━━━ EXERCISE INPUT
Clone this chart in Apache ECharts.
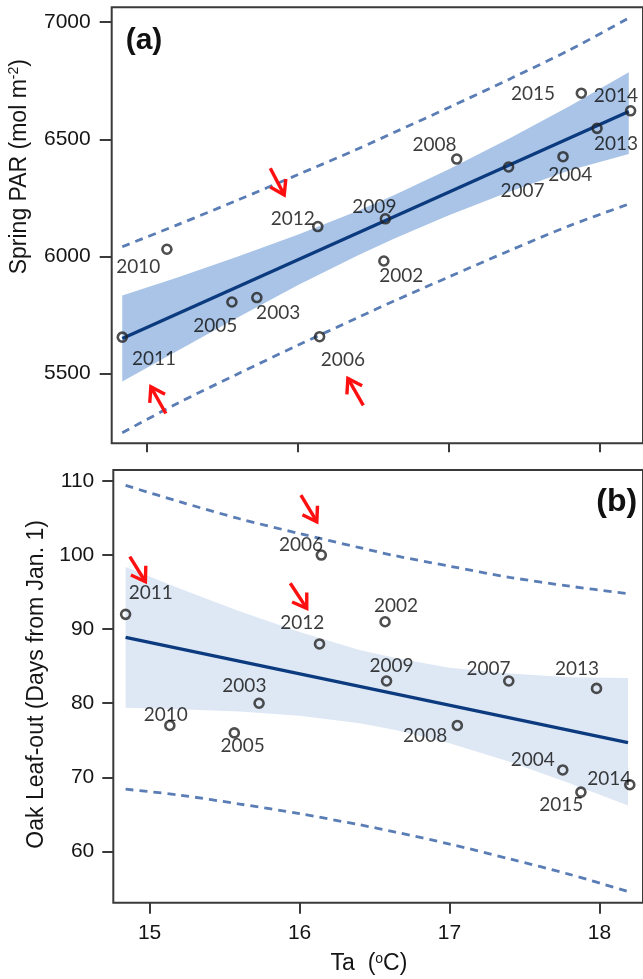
<!DOCTYPE html>
<html><head><meta charset="utf-8">
<script src="https://cdn.jsdelivr.net/npm/echarts@6/dist/echarts.min.js"></script>
<style>html,body{margin:0;padding:0;background:#fff}#c{width:643px;height:979px}</style>
</head><body><div id="c"></div>
<script>
// ---------- data ----------
const years = ['2002','2003','2004','2005','2006','2007','2008','2009','2010','2011','2012','2013','2014','2015'];
const ta = [16.57, 15.73, 17.755, 15.565, 16.145, 17.395, 17.052, 16.58, 15.135, 14.84, 16.133, 17.98, 18.202, 17.876];
const springPAR = [5981, 5825, 6426, 5806, 5658, 6382, 6416, 6161, 6031, 5656, 6128, 6547, 6622, 6697];
const oakLeafout = [91, 80, 71, 76, 100, 83, 77, 83, 77, 92, 88, 82, 69, 68];

const fitX = [14.84, 18.19];
const parFit = [5650, 6619];
const leafFit = [88.9, 74.7];

const bandX = [14.84, 15.2, 15.6, 16.0, 16.4, 16.64, 17.0, 17.4, 17.8, 18.19];
const parCIupper = [5834, 5910, 5999, 6093, 6195, 6263, 6372, 6504, 6642, 6786];
const parCIlower = [5467, 5596, 5739, 5877, 6005, 6077, 6176, 6276, 6368, 6438];
const parPIupper = [6042, 6134, 6240, 6349, 6460, 6530, 6636, 6757, 6882, 7018];
const parPIlower = [5248, 5372, 5498, 5621, 5740, 5811, 5913, 6025, 6132, 6224];
const leafCIupper = [98.4, 95.5, 92.4, 89.6, 87.2, 86.1, 84.8, 84.0, 83.5, 83.4];
const leafCIlower = [79.4, 79.2, 78.9, 78.3, 77.3, 76.4, 74.6, 72.1, 69.2, 66.2];
const leafPIupper = [109.4, 107.2, 104.9, 102.9, 101.0, 99.9, 98.5, 97.0, 95.8, 94.8];
const leafPIlower = [68.4, 67.6, 66.4, 65.1, 63.6, 62.6, 61.0, 59.0, 56.9, 54.6];

const taTicks = [15, 16, 17, 18];
const parTicks = [5500, 6000, 6500, 7000];
const leafTicks = [60, 70, 80, 90, 100, 110];

// arrows: [tailX, tailY, headX, headY] in data units
const parArrows = [[15.819, 6377, 15.911, 6263], [15.128, 5330, 15.029, 5444], [16.434, 5365, 16.332, 5480]];
const leafArrows = [[16.009, 108.1, 16.115, 104.5], [14.868, 99.8, 14.972, 96.4], [15.938, 96.2, 16.048, 92.8]];

// ---------- layout (label placement, px) ----------
const parLabelOffset = {
  '2002':[17.5,15.2],'2003':[21.3,15.7],'2004':[7.3,17.7],'2005':[-16.7,24],'2006':[23.3,22.7],
  '2007':[14,23.7],'2008':[-22.3,-14],'2009':[-11,-11.7],'2010':[-28.7,18],'2011':[31.7,22],
  '2012':[-25,-7.3],'2013':[19,15.7],'2014':[-14.7,-15],'2015':[-48.3,0.7]
};
const leafLabelOffset = {
  '2002':[11,-15.9],'2003':[-14.7,-17],'2004':[-30,-10],'2005':[8.3,13],'2006':[-20.3,-10.2],
  '2007':[-20.2,-12.2],'2008':[-32.2,10.6],'2009':[4.9,-14.7],'2010':[-4,-11],'2011':[25.2,-21],
  '2012':[-17.2,-20.8],'2013':[-19.5,-19.8],'2014':[-20.6,-5.6],'2015':[-19.7,13]
};

const chart = echarts.init(document.getElementById('c'), null, {renderer: 'canvas'});

const AX = '#3a3a3a';
const LABEL_FONT = 'Liberation Sans, Arial, sans-serif';
const YEAR_FONT = 'Lato, Open Sans, sans-serif';

function bandSeries(gi, xs, lo, hi, color) {
  return {
    type: 'custom', xAxisIndex: gi, yAxisIndex: gi, z: 1, silent: true,
    data: xs.map((x, i) => [x, lo[i], hi[i]]),
    renderItem: function (params, api) {
      if (params.dataIndex !== 0) return null;
      const pts = [];
      for (let i = 0; i < xs.length; i++) pts.push(api.coord([xs[i], hi[i]]));
      for (let i = xs.length - 1; i >= 0; i--) pts.push(api.coord([xs[i], lo[i]]));
      return {type: 'polygon', shape: {points: pts}, style: {fill: color, stroke: null}};
    }
  };
}
function dashedSeries(gi, xs, ys) {
  return {
    type: 'line', xAxisIndex: gi, yAxisIndex: gi, z: 2, silent: true,
    showSymbol: false, smooth: 0.3,
    data: xs.map((x, i) => [x, ys[i]]),
    lineStyle: {color: '#5a7db5', width: 2.8, type: [8, 6]}
  };
}
function fitSeries(gi, ys) {
  return {
    type: 'line', xAxisIndex: gi, yAxisIndex: gi, z: 3, silent: true, showSymbol: false,
    data: fitX.map((x, i) => [x, ys[i]]),
    lineStyle: {color: '#0c3a7f', width: 3.3}
  };
}
function scatterSeries(gi, ys, offs) {
  return {
    type: 'scatter', xAxisIndex: gi, yAxisIndex: gi, z: 4,
    symbol: 'circle', symbolSize: 9,
    itemStyle: {color: 'rgba(255,255,255,0)', borderColor: '#222', borderWidth: 2.6},
    label: {show: true, position: 'inside', formatter: '{b}', fontFamily: YEAR_FONT, fontSize: 19, color: '#0a0a0a'},
    data: years.map((yr, i) => ({name: yr, value: [ta[i], ys[i]], label: {offset: offs[yr]}}))
  };
}
function arrowSeries(gi, arrows) {
  return {
    type: 'custom', xAxisIndex: gi, yAxisIndex: gi, z: 5, silent: true,
    data: arrows,
    renderItem: function (params, api) {
      const p1 = api.coord([api.value(0), api.value(1)]);
      const p2 = api.coord([api.value(2), api.value(3)]);
      const ang = Math.atan2(p1[1] - p2[1], p1[0] - p2[0]);
      const L = 16, da = 0.58;
      const a1 = [p2[0] + L * Math.cos(ang + da), p2[1] + L * Math.sin(ang + da)];
      const a2 = [p2[0] + L * Math.cos(ang - da), p2[1] + L * Math.sin(ang - da)];
      const st = {stroke: '#ff1010', lineWidth: 3.4, fill: null, lineCap: 'butt', lineJoin: 'miter'};
      return {type: 'group', children: [
        {type: 'line', shape: {x1: p1[0], y1: p1[1], x2: p2[0], y2: p2[1]}, style: st},
        {type: 'polyline', shape: {points: [a1, p2, a2]}, style: st}
      ]};
    }
  };
}

const tickStyle = {color: AX, width: 2};
const labelStyle = {fontFamily: LABEL_FONT, fontSize: 21, color: '#151515', formatter: function (v) { return String(v); }};

const option = {
  animation: false,
  backgroundColor: '#fff',
  grid: [
    {left: 111.7, top: 7.3, width: 535.3, height: 436, show: true, borderColor: AX, borderWidth: 2, backgroundColor: 'transparent'},
    {left: 113.3, top: 470, width: 533.7, height: 432.7, show: true, borderColor: AX, borderWidth: 2, backgroundColor: 'transparent'}
  ],
  xAxis: [
    {gridIndex: 0, type: 'value', min: 14.770, max: 18.284,
     axisLine: {show: false}, splitLine: {show: false},
     axisTick: {show: true, inside: false, length: 9, customValues: taTicks, lineStyle: tickStyle},
     axisLabel: {show: false}},
    {gridIndex: 1, type: 'value', min: 14.758, max: 18.290,
     axisLine: {show: false}, splitLine: {show: false},
     axisTick: {show: true, inside: false, length: 11, customValues: taTicks, lineStyle: tickStyle},
     axisLabel: Object.assign({show: true, margin: 20, customValues: taTicks}, labelStyle)}
  ],
  yAxis: [
    {gridIndex: 0, type: 'value', min: 5203, max: 7063.6,
     axisLine: {show: false}, splitLine: {show: false},
     axisTick: {show: true, inside: false, length: 12, customValues: parTicks, lineStyle: tickStyle},
     axisLabel: Object.assign({show: true, margin: 21, customValues: parTicks}, labelStyle)},
    {gridIndex: 1, type: 'value', min: 53.08, max: 111.48,
     axisLine: {show: false}, splitLine: {show: false},
     axisTick: {show: true, inside: false, length: 11, customValues: leafTicks, lineStyle: tickStyle},
     axisLabel: Object.assign({show: true, margin: 19, customValues: leafTicks}, labelStyle)}
  ],
  graphic: [
    {type: 'text', x: 19.5, y: 166.7, rotation: Math.PI / 2, silent: true,
     style: {text: '{n|Spring PAR (mol m}{s|-2}{n|)}', align: 'center', verticalAlign: 'middle',
       rich: {n: {fontFamily: LABEL_FONT, fontSize: 23, fill: '#151515', lineHeight: 24},
              s: {fontFamily: LABEL_FONT, fontSize: 14, fill: '#151515', verticalAlign: 'top', lineHeight: 14}}}},
    {type: 'text', x: 36.3, y: 684.4, rotation: Math.PI / 2, silent: true,
     style: {text: 'Oak Leaf-out (Days from Jan. 1)', align: 'center', verticalAlign: 'middle',
       fontFamily: LABEL_FONT, fontSize: 23, fill: '#151515'}},
    {type: 'text', x: 369, y: 964, silent: true,
     style: {text: '{n|Ta  (}{s|o}{n|C)}', align: 'center', verticalAlign: 'middle',
       rich: {n: {fontFamily: LABEL_FONT, fontSize: 23, fill: '#151515', lineHeight: 24},
              s: {fontFamily: LABEL_FONT, fontSize: 14, fill: '#151515', verticalAlign: 'top', lineHeight: 14}}}},
    {type: 'text', x: 144, y: 41, silent: true,
     style: {text: '(a)', align: 'center', verticalAlign: 'middle', fontFamily: LABEL_FONT, fontWeight: 'bold', fontSize: 30, fill: '#111'}},
    {type: 'text', x: 616.7, y: 501.7, silent: true,
     style: {text: '(b)', align: 'center', verticalAlign: 'middle', fontFamily: LABEL_FONT, fontWeight: 'bold', fontSize: 32, fill: '#111'}}
  ],
  series: [
    bandSeries(0, bandX, parCIlower, parCIupper, '#a9c4e6'),
    dashedSeries(0, bandX, parPIupper),
    dashedSeries(0, bandX, parPIlower),
    fitSeries(0, parFit),
    scatterSeries(0, springPAR, parLabelOffset),
    arrowSeries(0, parArrows),
    bandSeries(1, bandX, leafCIlower, leafCIupper, '#dee8f5'),
    dashedSeries(1, bandX, leafPIupper),
    dashedSeries(1, bandX, leafPIlower),
    fitSeries(1, leafFit),
    scatterSeries(1, oakLeafout, leafLabelOffset),
    arrowSeries(1, leafArrows)
  ]
};
chart.setOption(option);
</script>
</body></html>
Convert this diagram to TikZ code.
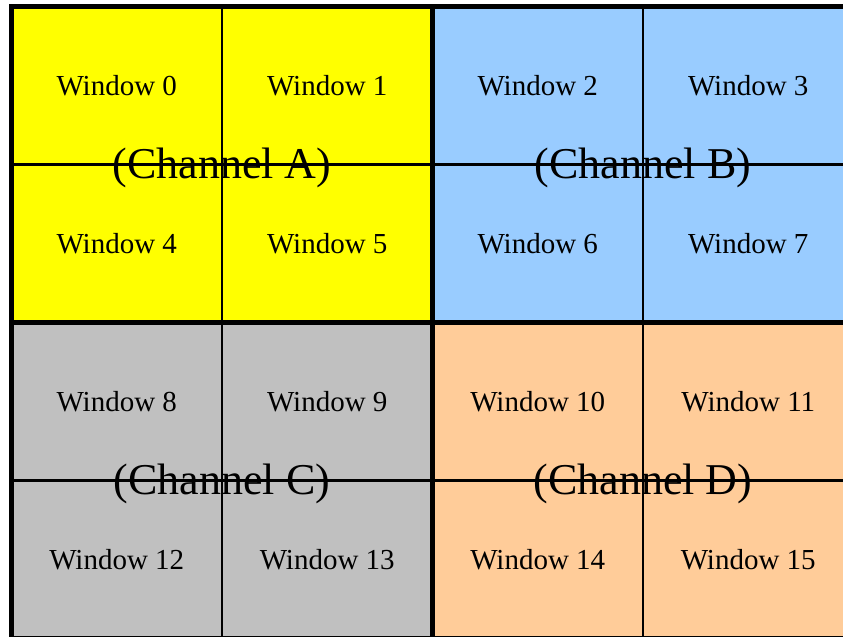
\documentclass[tikz,border=0pt]{standalone}
\usepackage{fontspec}
\setmainfont{Liberation Serif}
\definecolor{chA}{HTML}{FFFF00}
\definecolor{chB}{HTML}{99CCFF}
\definecolor{chC}{HTML}{C0C0C0}
\definecolor{chD}{HTML}{FFCC99}
\tikzset{
  wlabel/.style={anchor=base, inner sep=0pt, font=\fontsize{21.75pt}{24pt}\selectfont},
  chlabel/.style={anchor=base, inner sep=0pt, font=\fontsize{33pt}{36pt}\selectfont},
  thinline/.style={line width=2.1pt, black},
  thickline/.style={line width=3.75pt, black},
}
\begin{document}
\begin{tikzpicture}[x=0.75pt, y=-0.75pt]
  \useasboundingbox (0,0) rectangle (843,636);
  \clip (0,0) rectangle (843,636);
  % quadrant fills
  \fill[chA] (11.5,6.5) rectangle (432.5,322.5);
  \fill[chB] (432.5,6.5) rectangle (853.5,322.5);
  \fill[chC] (11.5,322.5) rectangle (432.5,638.5);
  \fill[chD] (432.5,322.5) rectangle (853.5,638.5);
  % window labels
  \foreach \r in {0,...,3} {
    \foreach \c in {0,...,3} {
      \pgfmathtruncatemacro{\n}{4*\r+\c}
      \node[wlabel] (w\n) at ({11.5+210.5*(\c+0.5)}, {6.5+158*(\r+0.5)+10}) {Window \n};
    }
  }
  % channel labels
  \node[chlabel] (chanA) at (222,178) {(Channel A)};
  \node[chlabel] (chanB) at (643,178) {(Channel B)};
  \node[chlabel] (chanC) at (222,494) {(Channel C)};
  \node[chlabel] (chanD) at (643,494) {(Channel D)};
  % window grid
  \foreach \x in {222,643} \draw[thinline] (\x,6.5) -- (\x,638.5);
  \foreach \y in {164.5,480.5} \draw[thinline] (11.5,\y) -- (853.5,\y);
  % channel borders
  \draw[thickline] (11.5,6.5) rectangle (853.5,638.5);
  \draw[thickline] (432.5,6.5) -- (432.5,638.5);
  \draw[thickline] (11.5,322.5) -- (853.5,322.5);
\end{tikzpicture}
\end{document}
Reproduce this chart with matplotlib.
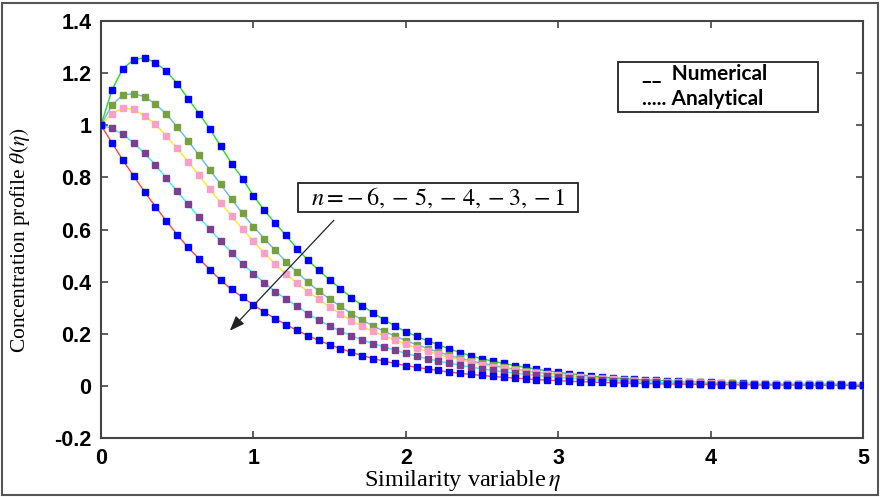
import numpy as np
import matplotlib
matplotlib.use('Agg')
import matplotlib.pyplot as plt
from matplotlib.patches import Rectangle

plt.rcParams['mathtext.fontset'] = 'stix'

# --- data (eta grid has 71 points, step 5/70) ---
eta = np.linspace(0, 5, 71)

theta_n6 = [1.000, 1.135, 1.217, 1.251, 1.259, 1.240, 1.208, 1.160, 1.102, 1.045,
            0.986, 0.919, 0.853, 0.795, 0.729, 0.674, 0.624, 0.577, 0.527, 0.483,
            0.443, 0.407, 0.373, 0.339, 0.308, 0.280, 0.254, 0.230, 0.208, 0.190,
            0.173, 0.158, 0.142, 0.128, 0.115, 0.104, 0.095, 0.086, 0.078, 0.071,
            0.064, 0.058, 0.052, 0.047, 0.043, 0.038, 0.034, 0.031, 0.028, 0.025,
            0.023, 0.021, 0.019, 0.017, 0.015, 0.014, 0.013, 0.012, 0.011, 0.010,
            0.009, 0.009, 0.008, 0.008, 0.007, 0.007, 0.006, 0.006, 0.006, 0.005,
            0.005]
theta_n5 = [1.000, 1.077, 1.117, 1.121, 1.110, 1.081, 1.044, 0.993, 0.941, 0.885,
            0.829, 0.773, 0.716, 0.662, 0.611, 0.565, 0.520, 0.477, 0.436, 0.398,
            0.364, 0.333, 0.305, 0.277, 0.252, 0.230, 0.210, 0.191, 0.174, 0.158,
            0.143, 0.130, 0.117, 0.106, 0.096, 0.087, 0.079, 0.071, 0.064, 0.058,
            0.052, 0.047, 0.043, 0.039, 0.035, 0.032, 0.029, 0.026, 0.024, 0.022,
            0.020, 0.018, 0.016, 0.015, 0.014, 0.013, 0.012, 0.011, 0.010, 0.009,
            0.009, 0.008, 0.008, 0.007, 0.007, 0.006, 0.006, 0.006, 0.005, 0.005,
            0.005]
theta_n4 = [1.000, 1.044, 1.066, 1.061, 1.035, 1.004, 0.959, 0.911, 0.860, 0.808,
            0.754, 0.703, 0.651, 0.602, 0.555, 0.510, 0.467, 0.429, 0.394, 0.362,
            0.332, 0.303, 0.276, 0.250, 0.228, 0.209, 0.192, 0.176, 0.160, 0.146,
            0.133, 0.121, 0.110, 0.100, 0.091, 0.082, 0.074, 0.067, 0.061, 0.055,
            0.050, 0.045, 0.041, 0.037, 0.033, 0.030, 0.027, 0.025, 0.022, 0.020,
            0.018, 0.017, 0.015, 0.014, 0.013, 0.012, 0.011, 0.010, 0.009, 0.009,
            0.008, 0.008, 0.007, 0.007, 0.006, 0.006, 0.006, 0.005, 0.005, 0.005,
            0.005]
theta_n3 = [1.000, 0.988, 0.965, 0.933, 0.892, 0.848, 0.797, 0.746, 0.697, 0.647,
            0.601, 0.555, 0.511, 0.468, 0.431, 0.396, 0.362, 0.333, 0.306, 0.277,
            0.252, 0.230, 0.210, 0.193, 0.177, 0.162, 0.150, 0.137, 0.125, 0.114,
            0.104, 0.095, 0.087, 0.079, 0.072, 0.065, 0.059, 0.054, 0.049, 0.044,
            0.040, 0.036, 0.033, 0.030, 0.027, 0.024, 0.022, 0.020, 0.018, 0.016,
            0.015, 0.014, 0.012, 0.011, 0.010, 0.009, 0.009, 0.008, 0.007, 0.007,
            0.006, 0.006, 0.005, 0.005, 0.005, 0.004, 0.004, 0.004, 0.004, 0.003,
            0.003]
theta_n1 = [1.000, 0.933, 0.867, 0.805, 0.745, 0.688, 0.633, 0.580, 0.531, 0.488,
            0.446, 0.405, 0.370, 0.340, 0.311, 0.283, 0.258, 0.235, 0.213, 0.193,
            0.175, 0.158, 0.143, 0.129, 0.116, 0.105, 0.095, 0.086, 0.078, 0.071,
            0.065, 0.059, 0.053, 0.048, 0.044, 0.040, 0.036, 0.033, 0.030, 0.027,
            0.024, 0.022, 0.020, 0.018, 0.016, 0.015, 0.013, 0.012, 0.011, 0.010,
            0.009, 0.008, 0.007, 0.007, 0.006, 0.006, 0.005, 0.005, 0.004, 0.004,
            0.004, 0.003, 0.003, 0.003, 0.003, 0.002, 0.002, 0.002, 0.002, 0.002,
            0.002]

profiles = [theta_n6, theta_n5, theta_n4, theta_n3, theta_n1]
line_colors = ['#22DD22', '#66B8EE', '#FFE81A', '#33EEFF', '#FF4444']
marker_colors = ['#0000FF', '#77A040', '#F8A0C8', '#7B3F8F', '#0000FF']

fig = plt.figure(figsize=(8.82, 4.97), dpi=100)
ax = fig.add_axes([101 / 882, 1 - 438 / 497, 762 / 882, 417 / 497])

for prof, lc, mc in zip(profiles, line_colors, marker_colors):
    ax.plot(eta, prof, color=lc, linewidth=1.0, zorder=2)
    ax.plot(eta, prof, linestyle='none', marker='s', markersize=3.8,
            markerfacecolor=mc, markeredgecolor=mc, zorder=3)

ax.set_xlim(0, 5)
ax.set_ylim(-0.2, 1.4)
ax.set_xticks([0, 1, 2, 3, 4, 5])
ax.set_yticks([-0.2, 0, 0.2, 0.4, 0.6, 0.8, 1.0, 1.2, 1.4])
ax.set_xticklabels(['0', '1', '2', '3', '4', '5'])
ax.set_yticklabels(['-0.2', '0', '0.2', '0.4', '0.6', '0.8', '1', '1.2', '1.4'])
ax.tick_params(direction='in', top=True, right=True, length=5, width=1.2,
               color='#444444', pad=7)
for lab in ax.get_xticklabels() + ax.get_yticklabels():
    lab.set_fontfamily('Liberation Sans')
    lab.set_fontweight('bold')
    lab.set_fontsize(15.5)
for sp in ax.spines.values():
    sp.set_linewidth(1.5)
    sp.set_color('#444444')

ax.set_xlabel(r'Similarity variable$\,\eta$', fontfamily='Liberation Serif',
              fontsize=17.5, va='center')
ax.xaxis.set_label_coords(0.474, -0.103)
ax.set_ylabel(r'Concentration profile $\theta(\eta)$', fontfamily='Liberation Serif',
              fontsize=15.5, va='center')
ax.yaxis.set_label_coords(-0.106, 0.475)

# legend box (text only, as in the figure)
ax.add_patch(Rectangle((3.394, 1.051), 1.313, 0.192, facecolor='white',
                       edgecolor='#222222', linewidth=1.3, zorder=5))
ax.text(3.55, 1.195, '__  Numerical', ha='left', va='center',
        fontfamily='Lato', fontweight='bold', fontsize=15, zorder=6)
ax.text(3.55, 1.100, '..... Analytical', ha='left', va='center',
        fontfamily='Lato', fontweight='bold', fontsize=15, zorder=6)

# parameter annotation with arrow
ax.annotate('', xy=(0.833, 0.204), xytext=(1.54, 0.643),
            arrowprops=dict(arrowstyle='-|>,head_length=0.9,head_width=0.35',
                            color='#222222', lw=0.9), zorder=4)
ax.add_patch(Rectangle((1.295, 0.666), 1.833, 0.113, facecolor='white',
                       edgecolor='#222222', linewidth=1.3, zorder=5))
ax.text(2.21, 0.722, r'$n = -\,6, -\,5, -\,4, -3, -1$', ha='center', va='center',
        fontsize=17.5, zorder=6)

fig.patches.append(Rectangle((0.002, 0.004), 0.994, 0.99, transform=fig.transFigure,
                             fill=False, edgecolor='#555555', linewidth=1.5))

fig.savefig('out.png', dpi=100)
━━━━━━
§ **SHORT TASK**: Retype the lines above exactly as they appear, from the line containing "Convert this diagram to TikZ code." through the line containing "from matplotlib.patches import Rectangle", and leave out any pictures.

§ **OUTPUT FOR THIS EXERCISE**:
Convert this diagram to TikZ code.
\documentclass[tikz,border=0pt]{standalone}
\usepackage{fontspec}
\setmainfont{Liberation Serif}
\definecolor{chA}{HTML}{FFFF00}
\definecolor{chB}{HTML}{99CCFF}
\definecolor{chC}{HTML}{C0C0C0}
\definecolor{chD}{HTML}{FFCC99}
\tikzset{
  wlabel/.style={anchor=base, inner sep=0pt, font=\fontsize{21.75pt}{24pt}\selectfont},
  chlabel/.style={anchor=base, inner sep=0pt, font=\fontsize{33pt}{36pt}\selectfont},
  thinline/.style={line width=2.1pt, black},
  thickline/.style={line width=3.75pt, black},
}
\begin{document}
\begin{tikzpicture}[x=0.75pt, y=-0.75pt]
  \useasboundingbox (0,0) rectangle (843,636);
  \clip (0,0) rectangle (843,636);
  % quadrant fills
  \fill[chA] (11.5,6.5) rectangle (432.5,322.5);
  \fill[chB] (432.5,6.5) rectangle (853.5,322.5);
  \fill[chC] (11.5,322.5) rectangle (432.5,638.5);
  \fill[chD] (432.5,322.5) rectangle (853.5,638.5);
  % window labels
  \foreach \r in {0,...,3} {
    \foreach \c in {0,...,3} {
      \pgfmathtruncatemacro{\n}{4*\r+\c}
      \node[wlabel] (w\n) at ({11.5+210.5*(\c+0.5)}, {6.5+158*(\r+0.5)+10}) {Window \n};
    }
  }
  % channel labels
  \node[chlabel] (chanA) at (222,178) {(Channel A)};
  \node[chlabel] (chanB) at (643,178) {(Channel B)};
  \node[chlabel] (chanC) at (222,494) {(Channel C)};
  \node[chlabel] (chanD) at (643,494) {(Channel D)};
  % window grid
  \foreach \x in {222,643} \draw[thinline] (\x,6.5) -- (\x,638.5);
  \foreach \y in {164.5,480.5} \draw[thinline] (11.5,\y) -- (853.5,\y);
  % channel borders
  \draw[thickline] (11.5,6.5) rectangle (853.5,638.5);
  \draw[thickline] (432.5,6.5) -- (432.5,638.5);
  \draw[thickline] (11.5,322.5) -- (853.5,322.5);
\end{tikzpicture}
\end{document}
Reproduce this chart with matplotlib.
import numpy as np
import matplotlib
matplotlib.use('Agg')
import matplotlib.pyplot as plt
from matplotlib.patches import Rectangle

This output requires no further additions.